We secured funding from the Life Chances Fund, delivered on behalf of the Department for Digital, Culture, Media and Sport (DCMS) by the Big Lottery which aims to help those who face the most significant barriers in society through payment by results contracts. SIB contracts involve social investors and contribute to increasing social innovation in the public sector to deliver better outcomes. They represent an opportunity to reform public services by offering an innovative model that brings together the public, private and voluntary sectors.

We are one of a number of pilots across the country that is testing the model. It focuses on achieving specified outcomes in housing sustainment, involving multi-disciplinary partnerships across housing, employment and health and wellbeing to achieve the ultimate goal of living independently.

The Housing Adviser Programme grant enabled us to commission the expert technical advisers – Social Finance – to help us develop the social impact bond and work with the social investors.

The impact

The greatest impact is for vulnerable homeless individuals who have historically fallen through service gaps, to help them access higher quality and more permanent housing than temporary accomodation, in addition to receiving health, financial and wellbeing support. The service and service outcomes were deliberately designed to be flexible in order to enable a person-centred approach that can be tailored to individuals’ own needs.

The main impacts for the council are:

  • cost avoidance and greater value for money by reducing the number of people in temporary accommodation and paying only for successful outcomes
  • transferring financial risk to a social investor who pays for the up-front costs of the service
  • increasing the supply of private rented housing in and out of borough
  • building positive partnerships with our local voluntary and community sector organisations.

    Sustaining the approach

Opening Doors SIB enables us to channel costs that we already incur through temporary accomodation provision into achieving outcomes for a group of people that have received little support.

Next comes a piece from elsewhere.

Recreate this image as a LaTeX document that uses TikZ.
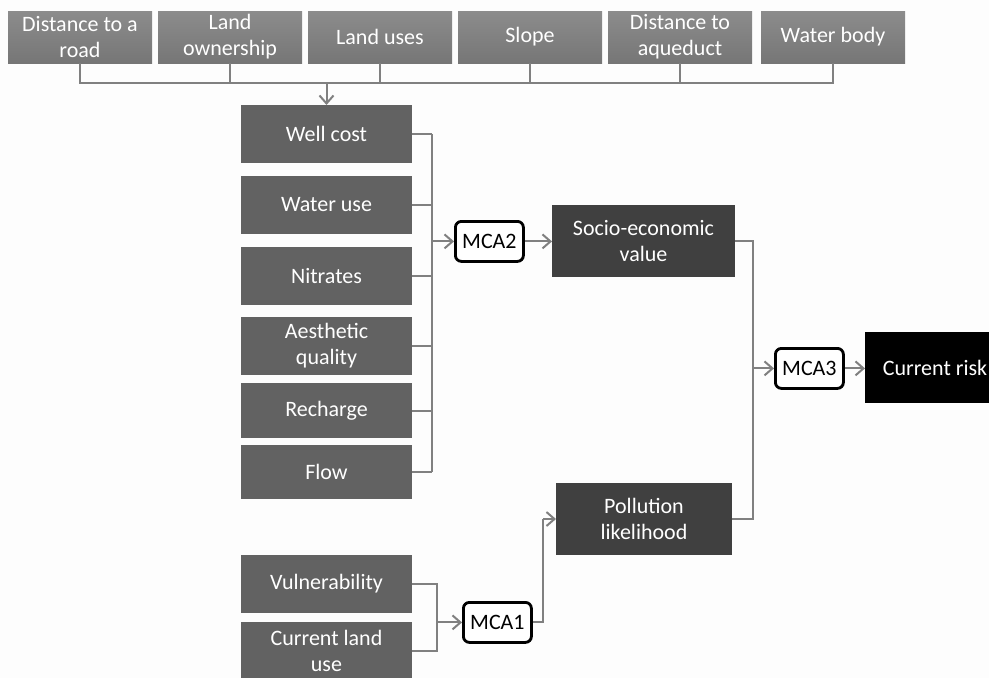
\documentclass[tikz,border=0pt]{standalone}
\usepackage{fontspec}
\setmainfont{Carlito}
\usetikzlibrary{arrows.meta}
\definecolor{conncol}{HTML}{808080}
\definecolor{topcolA}{HTML}{8C8C8C}
\definecolor{topcolB}{HTML}{767676}
\definecolor{leftcol}{HTML}{626262}
\definecolor{midcol}{HTML}{404040}
\definecolor{bgcol}{HTML}{FDFDFD}
\tikzset{
  x=1pt, y=-1pt,
  basebox/.style={anchor=north west, inner sep=0pt, outer sep=0pt, text=white,
    align=center, font=\fontsize{22}{26}\selectfont},
  topbox/.style={basebox, top color=topcolA, bottom color=topcolB, draw=none,
    minimum width=144pt, minimum height=52pt},
  leftbox/.style={basebox, fill=leftcol, minimum width=171pt, minimum height=58pt},
  midbox/.style={basebox, fill=midcol, minimum width=#1, minimum height=72pt},
  riskbox/.style={basebox, fill=black, minimum width=140pt, minimum height=71pt},
  mcabox/.style={anchor=north west, draw=black, line width=2.8pt, fill=white, rounded corners=6pt,
    minimum width=68pt, minimum height=40pt, inner sep=0pt, font=\fontsize{22}{26}\selectfont},
  conn/.style={draw=conncol, line width=2pt},
  arr/.style={conn, -{Straight Barb[length=8pt,width=14pt,line width=2pt]}},
}
\begin{document}
\begin{tikzpicture}
\useasboundingbox (0,0) rectangle (989,678);
\fill[bgcol] (0,0) rectangle (989,678);
\clip (0,0) rectangle (989,678);
% top row
\node[topbox] (t1) at (8,11) {Distance to a\\road};
\node[topbox] (t2) at (158,11) {Land\\ownership};
\node[topbox] (t3) at (308,11) {Land uses};
\node[topbox] (t4) at (458,11) {Slope};
\node[topbox] (t5) at (608,11) {Distance to\\aqueduct};
\node[topbox] (t6) at (761,11) {Water body};
% left column
\node[leftbox] (wc) at (241,105) {Well cost};
\node[leftbox] (wu) at (241,176) {Water use};
\node[leftbox] (ni) at (241,247) {Nitrates};
\node[leftbox] (ae) at (241,317) {Aesthetic\\quality};
\node[leftbox, minimum height=55pt] (re) at (241,383) {Recharge};
\node[leftbox, minimum height=54pt] (fl) at (241,445) {Flow};
\node[leftbox] (vu) at (241,555) {Vulnerability};
\node[leftbox] (cl) at (241,622) {Current land\\use};
% MCA boxes
\node[mcabox] (m2) at (454,220) {MCA2};
\node[mcabox] (m1) at (462,601) {MCA1};
\node[mcabox] (m3) at (774,347) {MCA3};
% mid boxes
\node[midbox=183pt] (se) at (552,205) {Socio-economic\\value};
\node[midbox=176pt] (pl) at (556,483) {Pollution\\likelihood};
\node[riskbox] (cr) at (865,332) {Current risk};
% coordinates
\coordinate (busy) at (0,83);
\coordinate (b2) at (432,0);
\coordinate (b3) at (753,0);
\coordinate (b1) at (437,0);
\coordinate (b4) at (543,0);
% top bus
\draw[conn] (t1.south) -- (t1.south |- busy) -- (t6.south |- busy) -- (t6.south);
\foreach \n in {t2,t3,t4,t5} \draw[conn] (\n.south) -- (\n.south |- busy);
\draw[arr] (wc.north |- busy) -- (wc.north);
% MCA2 bus
\foreach \n in {wc,wu,ni,ae,re,fl} \draw[conn] (\n.east) -- (\n.east -| b2);
\draw[conn] (wc.east -| b2) -- (fl.east -| b2);
\draw[arr] (b2 |- m2.west) -- (m2.west);
\draw[arr] (m2.east) -- (se.west |- m2.east);
% MCA1
\draw[conn] (vu.east) -- (vu.east -| b1) -- (cl.east -| b1) -- (cl.east);
\draw[arr] (b1 |- m1.west) -- (m1.west);
\draw[conn] (m1.east) -- (m1.east -| b4) -- (b4 |- pl.west);
\draw[arr] (b4 |- pl.west) -- (pl.west);
% MCA3
\draw[conn] (se.east) -- (se.east -| b3) -- (pl.east -| b3) -- (pl.east);
\draw[arr] (b3 |- m3.west) -- (m3.west);
\draw[arr] (m3.east) -- (cr.west |- m3.east);
\end{tikzpicture}
\end{document}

It therefore provides value for money and builds the evidence base upon which to make future commissioning decisions.

There is potential to scale this model up to other Bexley homelessness cohorts, other local authorities and other service areas and industries.

Lessons learned

We have learned key lessons across the three phases of the project so far:

  1. feasibility and funding application to the Life Chances Fund
  2. service design
  3. procurement.
  • Cross-departmental engagement with finance, legal, procurement and senior colleagues as well as member engagement is crucial at the early stages.
  • Understanding of service users underpinned the design of the service and the outcomes and gave confidence to the market that the service can be delivered.
  • The importance of co-design with VCSOs through market engagement events (x3) which also allowed us to test our work.
  • The fewer and more simple the payment outcomes, the better.
  • The council, as commissioners needed to be pro-active in building consortia by providing networking opportunities.
  • Occasional co-location with our housing advisers (Social Finance) both at the council and social finance offices fostered internal capacity building and mutual learning.